> _Task requirements_:
Return all lines with the word "that" in them.

> _Data section_:
"""

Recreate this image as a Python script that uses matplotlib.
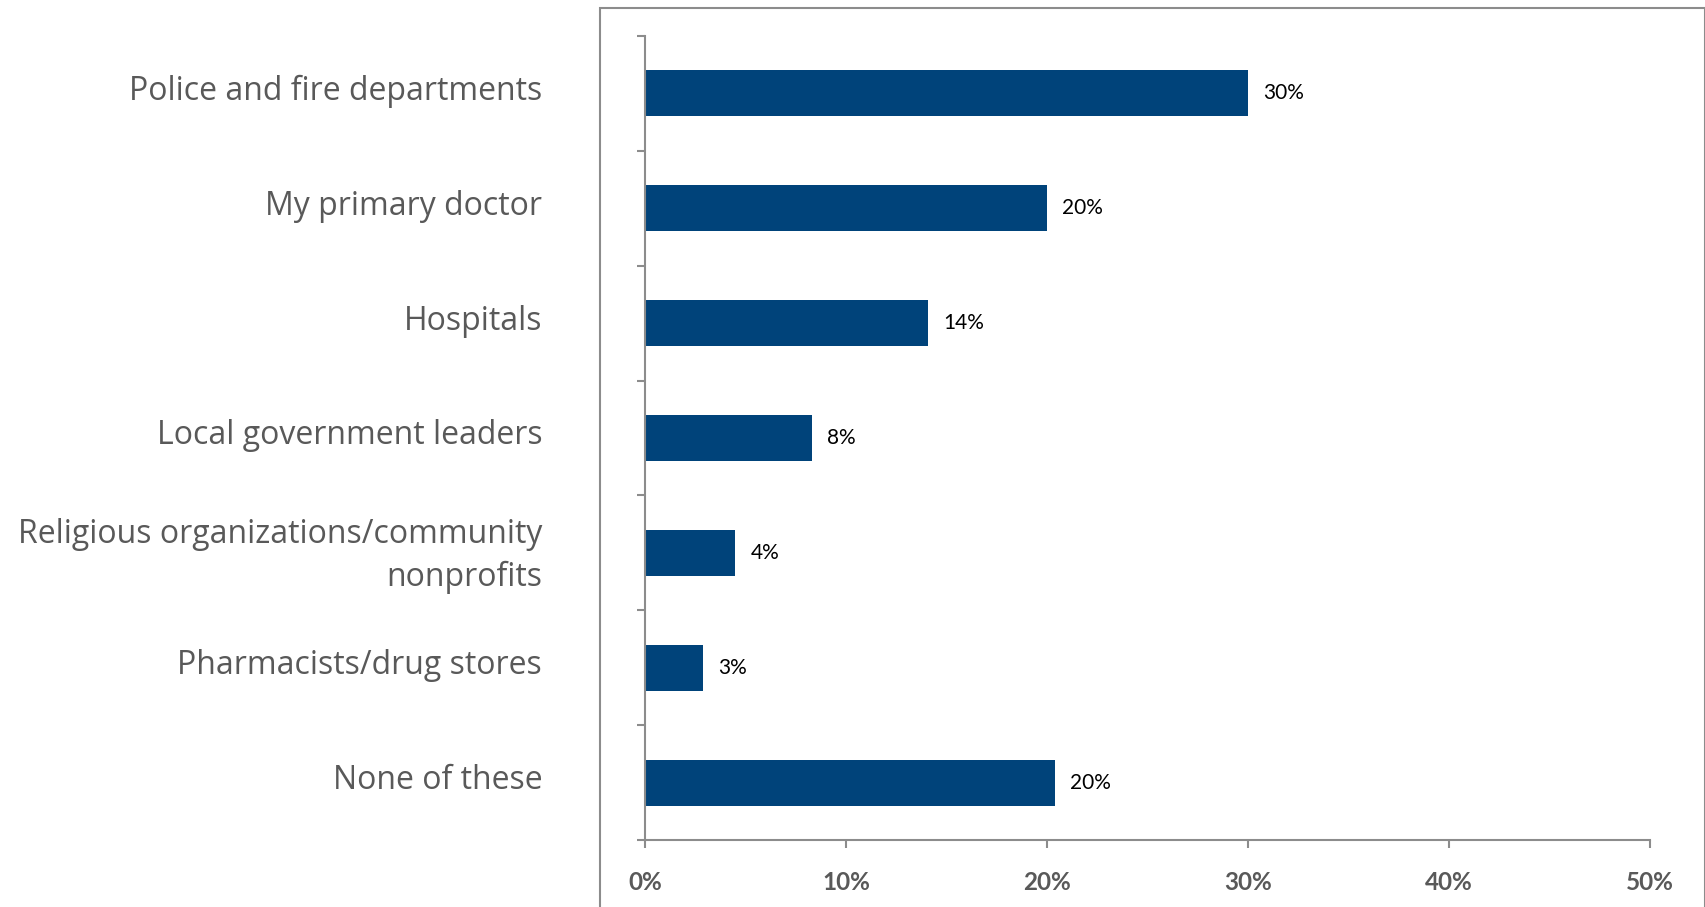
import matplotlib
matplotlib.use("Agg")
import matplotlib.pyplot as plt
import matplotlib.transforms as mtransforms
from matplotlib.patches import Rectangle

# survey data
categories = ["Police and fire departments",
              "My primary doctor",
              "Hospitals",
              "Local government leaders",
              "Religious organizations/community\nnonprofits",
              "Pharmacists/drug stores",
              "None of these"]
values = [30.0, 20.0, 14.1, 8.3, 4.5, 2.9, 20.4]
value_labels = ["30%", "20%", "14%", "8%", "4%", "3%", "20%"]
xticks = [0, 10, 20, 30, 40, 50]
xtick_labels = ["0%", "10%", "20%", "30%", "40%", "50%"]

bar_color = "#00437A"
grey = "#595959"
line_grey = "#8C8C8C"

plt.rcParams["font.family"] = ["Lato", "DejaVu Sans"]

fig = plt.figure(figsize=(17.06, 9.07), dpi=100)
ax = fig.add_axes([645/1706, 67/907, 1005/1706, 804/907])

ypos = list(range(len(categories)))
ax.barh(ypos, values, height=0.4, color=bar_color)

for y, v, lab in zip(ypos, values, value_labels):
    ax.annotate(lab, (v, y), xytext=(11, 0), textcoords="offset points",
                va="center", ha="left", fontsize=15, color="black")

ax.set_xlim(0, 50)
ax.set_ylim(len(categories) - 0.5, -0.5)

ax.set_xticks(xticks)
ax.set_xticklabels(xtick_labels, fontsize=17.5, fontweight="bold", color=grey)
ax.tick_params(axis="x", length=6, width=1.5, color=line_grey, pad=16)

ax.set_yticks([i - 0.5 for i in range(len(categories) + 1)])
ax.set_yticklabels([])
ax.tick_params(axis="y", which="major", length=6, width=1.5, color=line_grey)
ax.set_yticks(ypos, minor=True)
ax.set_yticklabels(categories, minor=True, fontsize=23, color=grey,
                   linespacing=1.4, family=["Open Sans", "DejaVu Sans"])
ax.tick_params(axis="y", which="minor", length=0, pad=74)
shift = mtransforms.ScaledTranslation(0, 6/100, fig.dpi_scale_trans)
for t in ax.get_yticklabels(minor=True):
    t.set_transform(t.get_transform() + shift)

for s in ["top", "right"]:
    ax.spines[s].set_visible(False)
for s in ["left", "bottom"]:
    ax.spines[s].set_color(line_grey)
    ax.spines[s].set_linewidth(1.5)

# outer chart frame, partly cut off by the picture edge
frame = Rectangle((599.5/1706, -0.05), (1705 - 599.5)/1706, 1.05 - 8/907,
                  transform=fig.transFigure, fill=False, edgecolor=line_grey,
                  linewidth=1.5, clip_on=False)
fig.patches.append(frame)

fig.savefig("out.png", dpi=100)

"""
"""

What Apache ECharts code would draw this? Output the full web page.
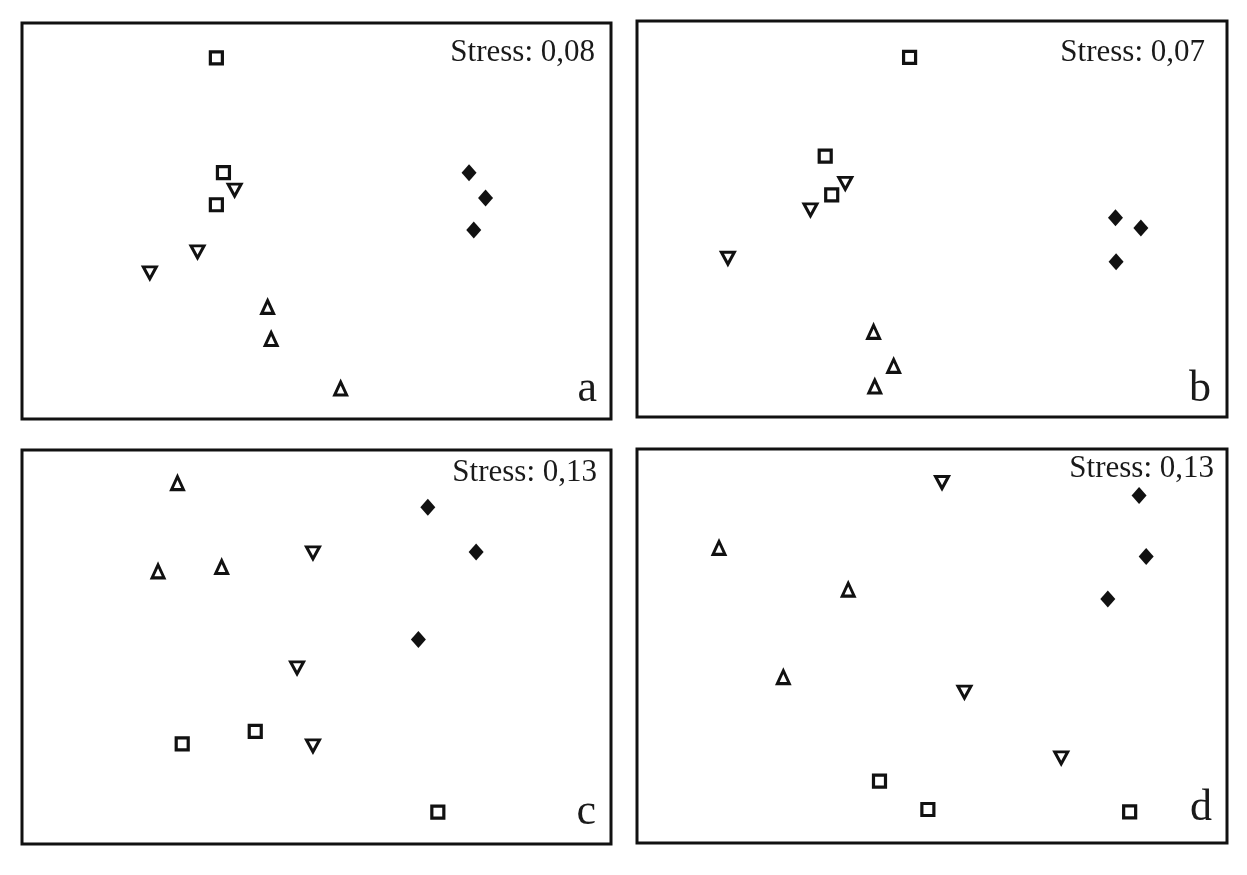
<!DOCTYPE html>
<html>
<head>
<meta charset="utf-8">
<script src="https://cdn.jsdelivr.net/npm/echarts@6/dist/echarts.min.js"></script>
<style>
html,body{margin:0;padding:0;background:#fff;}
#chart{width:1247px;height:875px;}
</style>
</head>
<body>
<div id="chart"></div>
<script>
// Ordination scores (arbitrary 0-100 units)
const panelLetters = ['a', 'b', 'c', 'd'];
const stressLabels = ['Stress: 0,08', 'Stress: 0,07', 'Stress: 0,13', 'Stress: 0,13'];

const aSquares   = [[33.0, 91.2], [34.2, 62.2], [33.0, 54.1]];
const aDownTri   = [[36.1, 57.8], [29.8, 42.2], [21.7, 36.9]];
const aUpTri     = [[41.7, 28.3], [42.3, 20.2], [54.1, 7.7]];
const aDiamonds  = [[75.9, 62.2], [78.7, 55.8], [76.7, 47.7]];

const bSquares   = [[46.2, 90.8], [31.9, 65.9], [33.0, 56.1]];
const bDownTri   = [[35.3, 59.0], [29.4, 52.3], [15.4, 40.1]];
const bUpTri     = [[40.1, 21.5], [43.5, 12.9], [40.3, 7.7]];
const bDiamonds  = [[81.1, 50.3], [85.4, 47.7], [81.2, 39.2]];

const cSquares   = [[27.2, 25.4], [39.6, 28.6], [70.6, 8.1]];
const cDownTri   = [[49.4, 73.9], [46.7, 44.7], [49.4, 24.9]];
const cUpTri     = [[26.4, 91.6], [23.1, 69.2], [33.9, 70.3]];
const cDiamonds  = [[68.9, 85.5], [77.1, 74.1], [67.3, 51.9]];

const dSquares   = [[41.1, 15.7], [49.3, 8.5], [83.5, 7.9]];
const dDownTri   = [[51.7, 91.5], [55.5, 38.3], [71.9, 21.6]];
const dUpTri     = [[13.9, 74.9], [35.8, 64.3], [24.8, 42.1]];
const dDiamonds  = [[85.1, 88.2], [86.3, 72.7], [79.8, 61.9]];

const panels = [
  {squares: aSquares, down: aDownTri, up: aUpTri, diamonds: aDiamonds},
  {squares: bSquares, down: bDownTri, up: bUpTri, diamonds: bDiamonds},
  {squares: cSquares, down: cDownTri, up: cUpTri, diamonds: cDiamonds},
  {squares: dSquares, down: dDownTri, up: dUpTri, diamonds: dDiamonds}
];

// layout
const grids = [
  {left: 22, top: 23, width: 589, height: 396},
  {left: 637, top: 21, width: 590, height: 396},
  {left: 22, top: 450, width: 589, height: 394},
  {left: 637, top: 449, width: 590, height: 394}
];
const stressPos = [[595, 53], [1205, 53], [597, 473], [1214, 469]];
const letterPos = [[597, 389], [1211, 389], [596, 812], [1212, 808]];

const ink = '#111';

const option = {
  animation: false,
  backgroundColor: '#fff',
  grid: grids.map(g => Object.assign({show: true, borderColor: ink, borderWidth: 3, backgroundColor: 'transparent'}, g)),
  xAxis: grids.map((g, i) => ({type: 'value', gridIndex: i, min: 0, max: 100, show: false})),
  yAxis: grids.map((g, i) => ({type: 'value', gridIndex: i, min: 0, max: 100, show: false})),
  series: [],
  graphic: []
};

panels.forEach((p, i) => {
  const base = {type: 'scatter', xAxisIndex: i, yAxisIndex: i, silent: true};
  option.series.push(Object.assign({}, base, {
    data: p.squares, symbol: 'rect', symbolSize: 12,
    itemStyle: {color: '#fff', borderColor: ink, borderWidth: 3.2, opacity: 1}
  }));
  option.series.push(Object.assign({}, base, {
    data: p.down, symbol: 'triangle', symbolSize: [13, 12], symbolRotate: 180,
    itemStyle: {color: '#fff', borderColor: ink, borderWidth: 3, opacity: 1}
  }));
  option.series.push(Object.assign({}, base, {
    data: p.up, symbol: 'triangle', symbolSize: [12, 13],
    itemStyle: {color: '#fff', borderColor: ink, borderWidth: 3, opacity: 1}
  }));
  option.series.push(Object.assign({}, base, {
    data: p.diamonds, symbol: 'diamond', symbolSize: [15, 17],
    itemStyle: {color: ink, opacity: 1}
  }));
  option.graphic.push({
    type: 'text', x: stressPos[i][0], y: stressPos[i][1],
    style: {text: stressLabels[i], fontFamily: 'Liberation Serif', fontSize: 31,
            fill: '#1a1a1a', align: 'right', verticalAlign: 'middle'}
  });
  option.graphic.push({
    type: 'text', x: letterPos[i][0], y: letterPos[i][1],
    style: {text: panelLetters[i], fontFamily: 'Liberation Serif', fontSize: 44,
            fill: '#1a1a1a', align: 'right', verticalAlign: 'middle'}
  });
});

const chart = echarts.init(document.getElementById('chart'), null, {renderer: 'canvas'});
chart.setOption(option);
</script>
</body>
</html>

"""
"""

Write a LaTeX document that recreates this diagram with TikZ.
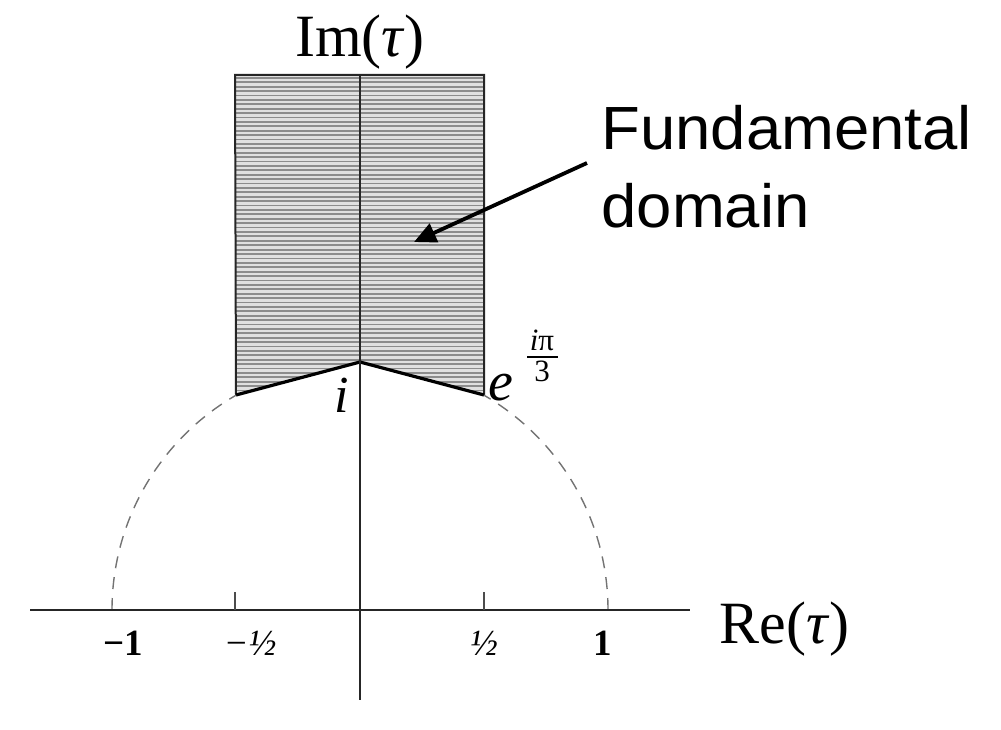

"""

> _Answer to this task_:
Recreate this image as a Python script that uses matplotlib.
Write a LaTeX document that recreates this diagram with TikZ.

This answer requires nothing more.